Lawyers occupy a unique and vital role in society, as guardians and champions of the oppressed and persecuted. The world has recognized this essential function by enshrining certain principles via proclamations of international law. For example, the United Nations has issued its Basic Principles on the Roles of Lawyers (1990) to "assist Member States in their task of ensuring and protecting the proper role of lawyers," and which "should be respected and taken into account by Governments within the framework of their national legislation and practice."
Among the more critical principles are the following:
16. Governments shall ensure that lawyers (a) are able to perform all of their professional functions without intimidation, hindrance, harassment or improper interference; (b) are able to travel and to consult with their clients freely both within their own country and abroad; and (c) shall not suffer, or be threatened with, prosecution or administrative, economic or other sanctions for any action taken in accordance with recognized professional duties, standards and ethics.

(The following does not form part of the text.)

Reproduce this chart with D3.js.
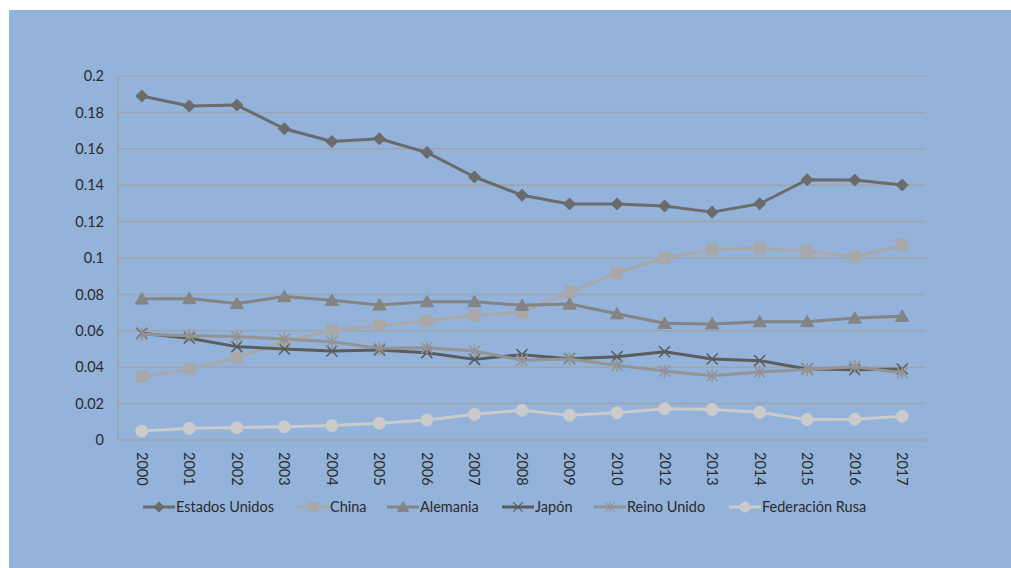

17. Where the security of lawyers is threatened as a result of discharging their functions, they shall be adequately safeguarded by the authorities.
18. Lawyers shall not be identified with their clients or their clients' causes as a result of discharging their functions.
A consortium of international human rights organizations, bar associations, and advocacy groups has released its annual report coinciding with the International Day of the Endangered Lawyer, January 24. This year's focus is on Iran.